- Theatrical release poster
- Directed by: Jean-Claude La Marre
- Written by: Jean-Claude La Marre
- Produced by: Ken Halsband Jessie Levostre Cecil L. Murray
- Starring: Jean-Claude La Marre Debbi Morgan Elya Baskin David Gianopoulos Ananda Lewis Caspar Poyck Stephen Wozniak
- Music by: Flexx Jean-Claude La Marre
- Distributed by: 20th Century Fox
- Release date: October 27, 2006;
- Running time: 88 minutes
- Country: United States
- Language: English
- Box office: $85,802

= Color of the Cross =

2006 film by Jean-Claude La Marre

Color of the Cross is a 2006 religious film written by, directed by, and starring Jean-Claude La Marre.

The film is one of the few depictions of Christ as a black man, and portrays Jesus' persecution as the result of racism.

==Plot==
In what would later become the last 48 hours of his life, Jesus of Nazareth (Jean-Claude La Marre), a Black man, leads a group of 12 disciples to the biblical city of Arimathea to celebrate the Jewish holiday of Passover. The city of Arimathea is governed by the elite Jewish Sanhedrin under the administrative jurisdiction of the Roman Empire who persecute and discriminate against the Jewish population. Growing weary of the popular influence displayed by Jesus, a Jew claiming to be a messiah, the Sanhedrin wish to call an emergency meeting to discuss his growing power and clout. From the Sanhedrin, some of the members find it hard to believe a black man although Jewish, could in fact be the messiah.

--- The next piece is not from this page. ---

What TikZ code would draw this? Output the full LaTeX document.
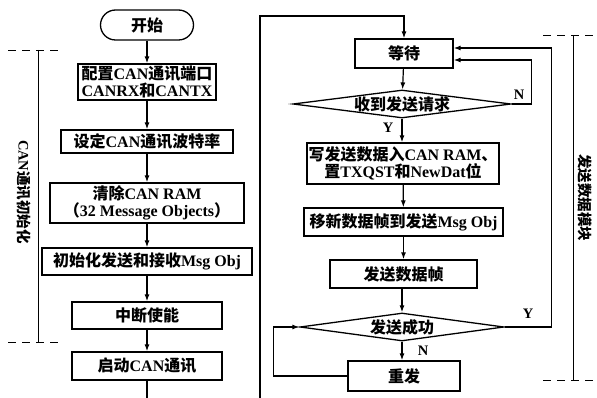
\documentclass[tikz,border=0pt]{standalone}
\usepackage{fontspec}
\setmainfont{Liberation Serif}
\newfontfamily\cjk{Noto Sans CJK SC}
\usetikzlibrary{shapes.geometric,arrows.meta}
\newcommand\zh[1]{{\cjk #1}}
\begin{document}
\begin{tikzpicture}[x=1pt,y=-1pt,
  txt/.style={font=\bfseries\fontsize{16}{17.5}\selectfont},
  small/.style={font=\bfseries\fontsize{14.5}{17}\selectfont},
  box/.style={txt,draw,line width=1.3pt,inner sep=0pt,align=center},
  term/.style={box,rounded corners=15pt},
  dia/.style={txt,draw,line width=1.3pt,shape=diamond,inner sep=0pt},
  lbl/.style={small,inner sep=0pt},
  flow/.style={line width=1.2pt},
  arr/.style={flow,-{Latex[length=7pt,width=5pt]}},
  brk/.style={line width=0.9pt},
  dsh/.style={line width=0.9pt,dash pattern=on 8pt off 6pt}]
\useasboundingbox (0,0) rectangle (597,398);
% left column
\node[term,minimum width=93pt,minimum height=30pt] (start) at (147,25) {\zh{开始}};
\node[box,minimum width=138pt,minimum height=36pt] (b1) at (147,82) {\zh{配置}CAN\zh{通讯端口}\\CANRX\zh{和}CANTX};
\node[box,minimum width=172pt,minimum height=23pt] (b2) at (147,141.5) {\zh{设定}CAN\zh{通讯波特率}};
\node[box,minimum width=194pt,minimum height=40pt] (b3) at (147,203) {\zh{清除}CAN RAM\\\zh{（}32 Message Objects\zh{）}};
\node[box,minimum width=210pt,minimum height=27pt] (b4) at (147,261.5) {\zh{初始化发送和接收}Msg Obj};
\node[box,minimum width=150pt,minimum height=27pt] (b5) at (147,315.5) {\zh{中断使能}};
\node[box,minimum width=150pt,minimum height=28pt] (b6) at (147,366) {\zh{启动}CAN\zh{通讯}};
\coordinate (lbot) at (147,398);
\draw[arr] (start) -- (b1);
\draw[arr] (b1) -- (b2);
\draw[arr] (b2) -- (b3);
\draw[arr] (b3) -- (b4);
\draw[arr] (b4) -- (b5);
\draw[arr] (b5) -- (b6);
\draw[flow] (b6) -- (lbot);
% right column
\node[box,minimum width=98pt,minimum height=29pt] (wait) at (404,53.5) {\zh{等待}};
\node[dia,minimum width=218pt,minimum height=28pt] (d1) at (402,104) {\makebox[0pt]{\zh{收到发送请求}}};
\node[box,minimum width=192pt,minimum height=41pt] (bw) at (403,163.5) {\zh{写发送数据入}CAN RAM\zh{、}\\\zh{置}TXQST\zh{和}NewDat\zh{位}};
\node[box,minimum width=199pt,minimum height=28pt] (bm) at (403.5,222) {\zh{移新数据帧到发送}Msg Obj};
\node[box,minimum width=147pt,minimum height=28pt] (bf) at (403.5,274) {\zh{发送数据帧}};
\node[dia,minimum width=204pt,minimum height=28pt] (d2) at (402,327) {\makebox[0pt]{\zh{发送成功}}};
\node[box,minimum width=112pt,minimum height=30pt] (retry) at (404,376) {\zh{重发}};
\coordinate (rbot) at (260,398);
\coordinate (rtop) at (260,16);
\draw[arr] (rbot) -- (rtop) -| (wait.north);
\draw[arr] (wait) -- (d1);
\draw[arr] (d1.south) -- (d1.south |- bw.north);
\draw[arr] (bw) -- (bm);
\draw[arr] (bm) -- (bf);
\draw[arr] (bf.south) -- (bf.south -| d2.north) -- (d2.north);
\draw[arr] (d2.south) -- (d2.south |- retry.north);
\draw[arr] (d1.east) -- ++(20,0) |- ([yshift=-6.5pt]wait.east);
\draw[arr] (d2.east) -- ++(47,0) |- ([yshift=5.5pt]wait.east);
\draw[arr] (retry.west) -- ++(-74,0) |- (d2.west);
\node[lbl] (y1) at (388,128) {Y};
\node[lbl] (n1) at (519,95) {N};
\node[lbl] (y2) at (528,314) {Y};
\node[lbl] (n2) at (423,351) {N};
% brackets
\draw[dsh] (8,50) -- (60,50);
\draw[brk] (38,50) -- (38,342);
\draw[dsh] (8,342) -- (60,342);
\node[lbl,rotate=-90] (lgrp) at (24,192) {CAN\zh{通讯初始化}};
\draw[dsh] (543,35) -- (597,35);
\draw[brk] (573,35) -- (573,380);
\draw[dsh] (543,380) -- (597,380);
\node[lbl,rotate=-90] (rgrp) at (585,198) {\zh{发送数据模块}};
\end{tikzpicture}
\end{document}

The members attempt to formulate a plan to capture and interrogate Jesus over his alleged blasphemy. Meanwhile, Jesus with the help of his disciple John (Akiva David), discovers a safe dwelling in Arimathea to consume the Passover meal away from the watchful patrol of Roman soldiers who are also attempting to subdue him over his reputation. Accordingly, Mary (Debbi Morgan), the mother of Jesus, comes to believe her son is being individually singled out on motivations based on race. In addition to persecuting Jews in general, the Romans also view Jews who are black in skin color as a more troublesome ramification than just ordinary white Jews.

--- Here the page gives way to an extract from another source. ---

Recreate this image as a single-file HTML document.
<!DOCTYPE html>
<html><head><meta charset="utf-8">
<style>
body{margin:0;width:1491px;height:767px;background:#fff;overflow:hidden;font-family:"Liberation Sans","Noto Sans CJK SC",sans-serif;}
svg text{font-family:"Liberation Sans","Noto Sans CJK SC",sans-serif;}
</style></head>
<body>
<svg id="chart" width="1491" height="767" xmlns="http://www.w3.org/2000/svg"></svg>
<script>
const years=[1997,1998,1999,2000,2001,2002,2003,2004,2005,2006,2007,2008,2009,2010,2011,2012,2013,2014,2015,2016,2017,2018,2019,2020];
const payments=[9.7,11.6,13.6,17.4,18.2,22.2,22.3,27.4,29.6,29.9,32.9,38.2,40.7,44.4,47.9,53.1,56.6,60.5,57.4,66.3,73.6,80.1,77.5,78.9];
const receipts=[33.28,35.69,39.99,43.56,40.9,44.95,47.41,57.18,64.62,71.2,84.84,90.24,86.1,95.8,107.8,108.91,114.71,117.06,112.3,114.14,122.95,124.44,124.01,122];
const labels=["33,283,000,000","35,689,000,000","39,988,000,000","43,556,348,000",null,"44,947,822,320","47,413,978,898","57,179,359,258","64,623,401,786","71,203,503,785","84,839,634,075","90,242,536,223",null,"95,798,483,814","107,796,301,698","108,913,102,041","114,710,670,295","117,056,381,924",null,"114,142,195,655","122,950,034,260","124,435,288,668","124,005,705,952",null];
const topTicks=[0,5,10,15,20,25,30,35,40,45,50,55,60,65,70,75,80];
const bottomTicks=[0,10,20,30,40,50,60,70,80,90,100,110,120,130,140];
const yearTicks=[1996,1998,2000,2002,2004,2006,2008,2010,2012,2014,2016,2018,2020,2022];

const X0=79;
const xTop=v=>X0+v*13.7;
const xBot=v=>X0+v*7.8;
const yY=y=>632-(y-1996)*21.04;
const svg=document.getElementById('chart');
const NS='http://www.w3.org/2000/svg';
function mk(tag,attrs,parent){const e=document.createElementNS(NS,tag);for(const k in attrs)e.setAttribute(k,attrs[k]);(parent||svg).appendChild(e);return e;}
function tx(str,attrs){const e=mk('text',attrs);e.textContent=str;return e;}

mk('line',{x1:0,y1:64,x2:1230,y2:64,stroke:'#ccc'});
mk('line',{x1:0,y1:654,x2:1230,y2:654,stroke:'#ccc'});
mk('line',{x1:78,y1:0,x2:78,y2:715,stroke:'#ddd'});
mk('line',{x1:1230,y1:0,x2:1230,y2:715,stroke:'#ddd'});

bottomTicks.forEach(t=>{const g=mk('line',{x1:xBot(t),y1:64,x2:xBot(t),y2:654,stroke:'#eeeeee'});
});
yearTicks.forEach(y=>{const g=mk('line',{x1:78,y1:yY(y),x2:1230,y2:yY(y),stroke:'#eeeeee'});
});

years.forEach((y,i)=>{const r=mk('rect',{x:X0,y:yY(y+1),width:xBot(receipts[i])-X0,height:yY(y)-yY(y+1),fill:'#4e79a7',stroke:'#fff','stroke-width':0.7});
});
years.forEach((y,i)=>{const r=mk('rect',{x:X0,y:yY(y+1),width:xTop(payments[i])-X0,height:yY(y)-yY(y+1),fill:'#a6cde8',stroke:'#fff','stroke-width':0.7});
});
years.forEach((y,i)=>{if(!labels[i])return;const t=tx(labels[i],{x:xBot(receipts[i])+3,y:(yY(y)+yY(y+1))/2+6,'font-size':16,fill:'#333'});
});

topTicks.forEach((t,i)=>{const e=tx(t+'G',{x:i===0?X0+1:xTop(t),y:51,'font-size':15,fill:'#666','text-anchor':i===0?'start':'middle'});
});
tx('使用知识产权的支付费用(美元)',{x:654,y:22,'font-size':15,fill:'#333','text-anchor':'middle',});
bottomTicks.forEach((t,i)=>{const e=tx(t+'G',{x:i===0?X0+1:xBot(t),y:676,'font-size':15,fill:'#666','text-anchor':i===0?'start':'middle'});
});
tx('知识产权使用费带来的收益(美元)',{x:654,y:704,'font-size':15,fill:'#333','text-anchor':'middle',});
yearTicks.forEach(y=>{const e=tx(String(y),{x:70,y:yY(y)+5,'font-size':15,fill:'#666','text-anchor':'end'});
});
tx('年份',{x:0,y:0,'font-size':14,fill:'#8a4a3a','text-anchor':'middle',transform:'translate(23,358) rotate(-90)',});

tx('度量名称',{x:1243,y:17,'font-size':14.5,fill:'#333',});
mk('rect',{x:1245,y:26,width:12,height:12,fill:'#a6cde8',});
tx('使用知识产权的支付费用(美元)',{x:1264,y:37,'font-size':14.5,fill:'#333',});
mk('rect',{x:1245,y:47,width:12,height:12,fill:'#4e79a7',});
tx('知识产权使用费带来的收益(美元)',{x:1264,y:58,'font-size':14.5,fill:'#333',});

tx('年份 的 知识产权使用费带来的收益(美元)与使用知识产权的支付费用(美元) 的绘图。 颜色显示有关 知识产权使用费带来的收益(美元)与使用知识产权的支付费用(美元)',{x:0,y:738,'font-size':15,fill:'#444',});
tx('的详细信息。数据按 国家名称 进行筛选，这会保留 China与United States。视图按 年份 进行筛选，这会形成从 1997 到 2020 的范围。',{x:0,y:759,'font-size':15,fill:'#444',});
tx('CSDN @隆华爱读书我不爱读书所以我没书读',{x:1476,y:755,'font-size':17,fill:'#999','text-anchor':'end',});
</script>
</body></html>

After a trek through the wilderness in the province of Judea, Jesus and his followers arrive in Arimathea. During the passover meal at a secret location within a Jewish guest home, Jesus reveals a vision which he experienced from God; depicting one of his disciples will betray him and hand him over to the Romans as a blasphemous criminal against the Empire. After hearing of the so-called miracles which Jesus performed, such as the healing of a blind man, and the restoring of life to a dead person, Caiphas (Elya Baskin), the leader of the Sanhedrin remains unconvinced of Jesus' prowess. The Sanhedrin believe that Jesus may in fact be a prophet like other Jews in the past, but do not believe he is a messiah. Later, Judas Iscariot (Johann John Jean), one of Jesus' followers, betrays him for a payment of 30 pieces of silver by revealing his hiding place from the Romans to Caiphas. Against the wishes of his fellow members in not involving the Romans into the matter, Caiphas recruits a group of Roman soldiers led by Horatius (David Gianopoulos), to capture Jesus. Earlier, Jesus along with his disciples left the Jewish guest home to seek refuge in the Garden of Gethsemane within the mountains of Judea. Following his capture with the aid of Judas, Horatius leads Jesus away to a presumed trial before the Romans. Jesus is later condemned to death and crucified.

==Post production==
===Sequel===
The sequel to the film, Color of the Cross 2: The Resurrection, was released on DVD on Wednesday, March 5, 2008, including a performance of Judas Iscariot by Sebastian Siegel.

==Reception==
===Critical response===
Reaction to the film was generally negative due to its low budget and production qualities. Among reviews, Jeannette Catsoulis of The New York Times, noted that "Color of the Cross, a low-budget re-imagining of Christ's final days, makes a big deal out of the relatively tame suggestion that Jesus was black." Todd McCarthy of Variety solidly concurred saying, "Lacking the drama of Jesus' trial and the passion, as well as the substance of his teachings, (actor Jean Claude) LaMarre's turgid take has very little to offer dramatically or inspirationally."

===Box office===
At its widest release in the U.S., the film was screened at 29 theaters grossing $25,868 in its opening weekend. The film went on to gross $85,802 in ticket sales through a 4-week theatrical run.

===Home media===
The Region 1 Code widescreen edition of the film was released on DVD in the United States on January 9, 2007. Currently, there is no set date on a future Blu-ray Disc release for the film.